A Frank Jackson triple from the right wing—again after Allen collapsed the defense—then gave Duke its first lead at 66-65 with 9:02 left in the contest as the Blue Devils finally started stringing together stops, holding North Carolina to 2-of-9 shooting during the run as it shut off the paint.
Head coach Mike Krzyzewski said he wanted his team to finally get Allen, Kennard, Tatum and Jackson all in rhythm at the same time, and that was the case in the second half. Despite an 0-of-5 start, Jackson scored 15 second-half points to play his part in the rally.
As Duke rode its four potent scorers to 59.1 percent second-half shooting, the Tar Heels floundered with point guard Joel Berry II out with four fouls, making just 28.6 percent of its attempts after halftime. ACC Player of the Year Justin Jackson shot just 6-of-22 as the Blue Devils’ offense fueled their defense a day after the reverse was true.
The tying run started with a Tatum dunk and Krzyzewski timeout to implore his team to make a bigger push. Forty seconds later, Kennard’s four-point play had Duke within seven.
“[The four-point play] was the play of the game for us,” Krzyzewski said. “Jayson's move and [Allen and Kennard]—these two guys are very, very special competitors. And then we just fought, and it worked out.”
The Tar Heels were too strong inside to stay silent in the paint, forcing Tatum's fourth foul at the 7:34 mark before Britt tied the game shortly after. Tatum’s fourth came after Jefferson also had to sit out following a fourth personal with 9:41 remaining.
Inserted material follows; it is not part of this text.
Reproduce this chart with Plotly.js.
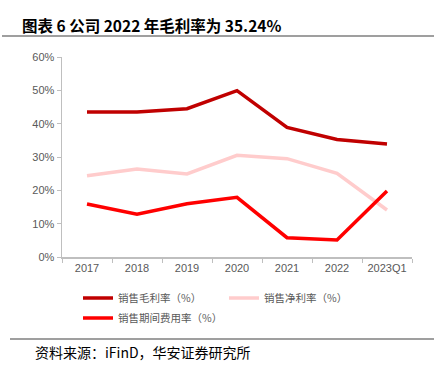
<!DOCTYPE html>
<html><head><meta charset="utf-8">
<script src="https://cdn.plot.ly/plotly-3.0.1.min.js"></script>
<style>body{margin:0;padding:0;background:#fff}#c{width:438px;height:369px}</style>
</head><body><div id="c"></div>
<script>
const categories = ['2017','2018','2019','2020','2021','2022','2023Q1'];
const grossMargin = [43.5, 43.5, 44.5, 49.9, 38.9, 35.24, 33.9];
const netMargin = [24.4, 26.4, 24.9, 30.5, 29.5, 25.1, 14.1];
const expenseRate = [15.9, 12.8, 16.0, 17.9, 5.8, 5.1, 19.8];
const seriesNames = ['销售毛利率（%）', '销售净利率（%）', '销售期间费用率（%）'];
const yTickVals = [0, 10, 20, 30, 40, 50, 60];
const yTickText = ['0%', '10%', '20%', '30%', '40%', '50%', '60%'];

const W = 438, H = 369;
const m = {l: 62, r: 26, t: 57, b: 112};
const pw = W - m.l - m.r, ph = H - m.t - m.b;
const px = x => (x - m.l) / pw;
const py = y => (H - m.b - y) / ph;

const cjk = '"Noto Sans CJK SC", "Noto Sans", sans-serif';
const mk = (y, name, color, lg) => ({
  x: categories, y: y, name: name, type: 'scatter', mode: 'lines',
  line: {color: color, width: 3.5}, hoverinfo: 'skip', legend: lg
});
const data = [
  mk(grossMargin, seriesNames[0], '#C00000', 'legend'),
  mk(netMargin, seriesNames[1], '#FFCCCC', 'legend2'),
  mk(expenseRate, seriesNames[2], '#FF0000', 'legend3')
];
const lg = (x, y) => ({
  orientation: 'h', x: px(x), y: py(y), xanchor: 'left', yanchor: 'middle',
  font: {family: cjk, size: 10.5, color: '#595959'}, bgcolor: 'rgba(0,0,0,0)', borderwidth: 0
});
const layout = {
  width: W, height: H, margin: m,
  paper_bgcolor: '#fff', plot_bgcolor: '#fff',
  showlegend: true,
  font: {family: 'Arial, "Liberation Sans", sans-serif', color: '#595959', size: 11},
  xaxis: {
    type: 'category', showgrid: false, zeroline: false,
    showline: true, linecolor: '#BFBFBF', linewidth: 1.5,
    ticks: 'outside', tickson: 'boundaries', ticklen: 4, tickcolor: '#BFBFBF',
    tickfont: {size: 11, color: '#595959'}, range: [-0.5, 6.5]
  },
  yaxis: {
    range: [0, 60], tickvals: yTickVals, ticktext: yTickText,
    showgrid: false, zeroline: false,
    showline: true, linecolor: '#BFBFBF', linewidth: 1.5,
    ticks: 'outside', ticklen: 4, tickcolor: '#BFBFBF',
    tickfont: {size: 11, color: '#595959'}
  },
  legend: lg(78, 298),
  legend2: lg(224, 298),
  legend3: lg(78, 318),
  shapes: [
    {type: 'line', xref: 'paper', yref: 'paper', x0: px(2), x1: px(434), y0: py(36), y1: py(36), line: {color: '#404040', width: 1.2}},
    {type: 'line', xref: 'paper', yref: 'paper', x0: px(10), x1: px(434), y0: py(339), y1: py(339), line: {color: '#404040', width: 1.2}}
  ],
  annotations: [
    {text: '<b>图表 6 公司 2022 年毛利率为 35.24%</b>', xref: 'paper', yref: 'paper', x: px(20), y: py(25), xanchor: 'left', yanchor: 'middle', showarrow: false, font: {family: cjk, size: 15.5, color: '#000'}},
    {text: '资料来源：iFinD，华安证券研究所', xref: 'paper', yref: 'paper', x: px(33), y: py(352), xanchor: 'left', yanchor: 'middle', showarrow: false, font: {family: cjk, size: 14, color: '#000'}}
  ]
};
Plotly.newPlot('c', data, layout, {displayModeBar: false, staticPlot: true});
</script></body></html>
Despite that adversity, Jackson gave his team the lead right back with a lefty layup inside, then Allen set up Kennard for another left wing 3-pointer to put Duke up by five.
That's when it happened.
Giles—who played major second-half minutes for the second straight game—finally had his shining moment, rejecting a shot on one end, sprinting on the other end and throwing down a ferocious alley-oop with less than 5:30 remaining to complete the 7-0 run. Giles finished with a career-high four blocks to go with six points and seven boards in the win.
The Blue Devil team many expected entering the season had finally come together in the second half Friday night.
“Once I got rolling, I could stop thinking, just went out there and played ball and just do what I do and just have fun with it too,” Giles said.
North Carolina came out of the gates strong to begin the game, never letting Duke get comfortable early on, starting the game on a 10-4 run by pounding the ball inside and relentlessly forcing the ball in the paint as Allen made his first four 3-pointers to keep his team close.
The Jacksonville, Fla., native seems to be embracing his new role off the bench, and looked as good as he has all year to prevent his team from getting knocked out in the opening 20 minutes.
“It's just coming in and trying to explode. I've been able to do that the last two days, and I want to continue to do that,” Allen said.
Although the Tar Heels stretched the lead to 13 with 2:21 left in the first half, Tatum quickly got the Blue Devils back within striking distance with a personal 7-1 spurt to end the half.
Despite another strong start from North Carolina in the second half, Duke was able to weather the storm and mount a double-digit comeback for the second straight day.
And now it will have the chance to become the first team ever to win four games in four days to win the ACC tournament Saturday night at 9 p.m. against No. 3 seed Notre Dame.
“We’ve been coming for a long time, and we’re not there yet, but we’ve been fighting,” Jefferson said. “We’ve been learning how to fight together, and that’s a beautiful thing.”